Begin with the first line and repeat exactly through the line containing "from matplotlib.ticker import"; leave every image out.

DATA PROVIDED
================

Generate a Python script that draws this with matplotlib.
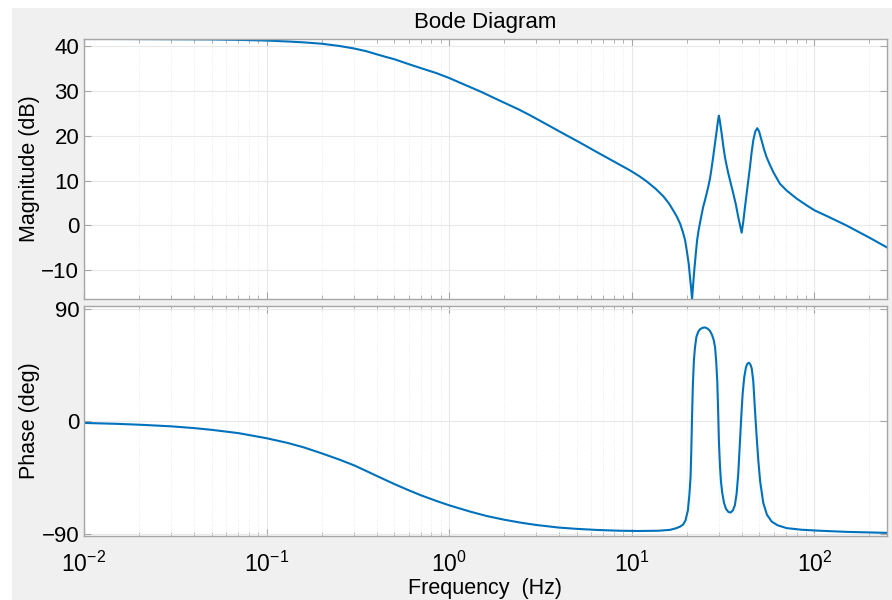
import matplotlib.pyplot as plt
from matplotlib.patches import Rectangle
from matplotlib.ticker import LogLocator, NullFormatter

# magnitude curve (Hz, dB)
mag_freq = [0.01, 0.015, 0.02, 0.03, 0.05, 0.07, 0.1, 0.13, 0.16, 0.2, 0.25, 0.3, 0.35,
            0.4, 0.45, 0.5, 0.6, 0.7, 0.85, 1.0, 1.2, 1.5, 1.75, 2.0, 2.4, 2.77, 3.3,
            4.22, 5.2, 6.42, 7.8, 9.77, 11.0, 12.1, 13.5, 14.9, 16.0, 16.9, 17.7, 18.4,
            19.0, 19.6, 20.0, 20.5, 20.9, 21.2, 21.4, 21.7, 22.0, 22.4, 22.8, 23.2,
            23.6, 24.1, 24.6, 25.2, 25.7, 26.2, 26.8, 27.3, 27.9, 28.5, 29.2, 29.7,
            30.0, 30.3, 30.7, 31.1, 31.7, 32.4, 33.1, 33.8, 34.9, 36.0, 37.2, 38.3,
            39.2, 40.0, 40.8, 41.7, 43.0, 44.4, 45.3, 46.3, 47.5, 48.7, 49.8, 51.4,
            53.0, 54.8, 57.0, 59.6, 64.8, 70.5, 80.0, 90.7, 100, 120, 150, 200, 250]
mag_db = [41.6, 41.6, 41.58, 41.55, 41.5, 41.4, 41.25, 41.05, 40.85, 40.55, 40.05, 39.5,
          38.9, 38.2, 37.6, 37.1, 36.0, 35.1, 34.0, 32.9, 31.5, 29.8, 28.5, 27.4, 25.9,
          24.6, 22.9, 20.5, 18.5, 16.4, 14.5, 12.3, 11.0, 9.8, 8.2, 6.5, 4.9, 3.3, 1.9,
          0.4, -1.3, -3.3, -5.5, -8.5, -12.0, -14.5, -16.4, -13.0, -10.0, -6.5, -3.3,
          -1.2, 0.4, 2.3, 4.1, 5.7, 7.1, 8.5, 10.4, 12.5, 15.2, 18.0, 21.2, 23.5,
          24.5, 23.6, 22.0, 20.4, 17.8, 15.2, 13.3, 11.6, 9.3, 7.1, 4.6, 1.9,
          0.0, -1.6, 0.8, 4.1, 8.5, 13.0, 16.2, 19.0, 21.0, 21.7, 21.0, 19.0,
          17.0, 15.2, 13.6, 11.9, 9.3, 7.8, 6.0, 4.5, 3.4, 1.9, 0.0, -2.7, -4.9]

# phase curve (Hz, deg)
ph_freq = [0.01, 0.015, 0.02, 0.03, 0.04, 0.05, 0.07, 0.1, 0.13, 0.16, 0.2, 0.25, 0.3,
           0.35, 0.4, 0.5, 0.6, 0.7, 0.85, 1.0, 1.3, 1.6, 2.0, 2.5, 3.0, 4.0, 5.0, 6.5,
           8.6, 11, 14, 16.2, 17.5, 18.4, 19.1, 19.7, 20.3, 20.7, 21.0, 21.2, 21.4,
           21.6, 21.9, 22.2, 22.6, 23.1, 23.6, 24.4, 25.2, 26.0, 26.8, 27.5, 28.1,
           28.6, 29.0, 29.4, 29.7, 30.0, 30.4, 30.8, 31.3, 32.0, 32.8, 33.8, 34.8,
           35.8, 36.7, 37.5, 38.3, 39.1, 39.8, 40.5, 41.3, 42.2, 43.0, 43.8, 44.6,
           45.4, 46.3, 47.3, 48.3, 49.3, 50.5, 52.5, 55.0, 58.4, 63, 70.5, 85, 107,
           150, 250]
ph_deg = [-1.3, -2.0, -2.7, -4.0, -5.4, -6.8, -9.4, -13.5, -17.2, -20.8, -25.5, -30.5,
          -35.0, -39.5, -43.5, -50.0, -55.0, -59.0, -63.5, -67.0, -72.0, -75.5, -78.5,
          -81.0, -82.7, -84.8, -85.8, -86.7, -87.3, -87.5, -87.3, -86.6, -85.3, -84.0,
          -82.4, -79.0, -71.0, -58.0, -44.0, -22.0, 5.0, 28.0, 48.8, 59.0, 67.4, 71.3,
          73.3, 74.6, 74.9, 74.0, 72.2, 69.0, 65.0, 59.0, 48.0, 32.0, 10.0, -15.0,
          -35.0, -48.0, -57.0, -65.0, -69.8, -72.3, -72.8, -71.0, -67.0, -58.0, -42.0,
          -17.5, 4.0, 22.3, 35.0, 43.0, 46.0, 46.7, 45.5, 42.2, 32.0, 9.0, -12.0,
          -30.8, -48.0, -65.0, -74.5, -80.0, -83.0, -85.2, -86.5, -87.3, -88.2, -89.0]

line_color = '#0072BD'
frame_color = '#a6a6a6'
plt.rcParams['font.family'] = ['Liberation Sans', 'DejaVu Sans']
plt.rcParams['mathtext.fontset'] = 'custom'
plt.rcParams['mathtext.rm'] = 'Liberation Sans'
plt.rcParams['mathtext.it'] = 'Liberation Sans:italic'

fig = plt.figure(figsize=(8.92, 6.0), dpi=100, facecolor='white')
# grey figure area like the MATLAB window
fig.patches.append(Rectangle((12 / 892, 0), 1 - 12 / 892, 1 - 8 / 600,
                             transform=fig.transFigure, facecolor='#f0f0f0',
                             edgecolor='none', zorder=-10))

ax1 = fig.add_axes([84 / 892, 1 - 299 / 600, 803 / 892, 260 / 600])
ax2 = fig.add_axes([84 / 892, 1 - 536 / 600, 803 / 892, 230 / 600])

ax1.plot(mag_freq, mag_db, color=line_color, lw=1.5)
ax2.plot(ph_freq, ph_deg, color=line_color, lw=1.5)

for ax in (ax1, ax2):
    ax.set_xscale('log')
    ax.set_xlim(0.01, 250)
    ax.set_facecolor('white')
    ax.xaxis.set_major_locator(LogLocator(base=10, numticks=10))
    ax.xaxis.set_minor_locator(LogLocator(base=10, subs=range(2, 10), numticks=20))
    ax.xaxis.set_minor_formatter(NullFormatter())
    ax.grid(True, which='major', color='#e8e8e8', lw=0.8)
    ax.grid(True, which='minor', axis='x', color='#ebebeb', lw=0.7, ls=':')
    ax.tick_params(which='both', direction='in', top=True, right=True,
                   color=frame_color, labelsize=16)
    ax.tick_params(which='major', length=5)
    ax.tick_params(which='minor', length=3)
    for s in ax.spines.values():
        s.set_color(frame_color)
        s.set_linewidth(1.0)

ax1.set_ylim(-16.4, 41.6)
ax1.set_yticks([-10, 0, 10, 20, 30, 40])
ax1.tick_params(axis='x', labelbottom=False)
ax1.set_ylabel('Magnitude (dB)', fontsize=15.5, labelpad=1)
ax1.set_title('Bode Diagram', fontsize=16, pad=8)

ax2.set_ylim(-91.5, 92)
ax2.set_yticks([-90, 0, 90])
ax2.tick_params(axis='x', pad=11, labelsize=16.5)
ax2.set_ylabel('Phase (deg)', fontsize=15.5, labelpad=1)
ax2.set_xlabel('Frequency  (Hz)', fontsize=15.5, labelpad=1)

fig.savefig('out.png', dpi=100)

================

TASK ANSWER
Generate a Python script that draws this with matplotlib.
import matplotlib.pyplot as plt
from matplotlib.patches import Rectangle
from matplotlib.ticker import LogLocator, NullFormatter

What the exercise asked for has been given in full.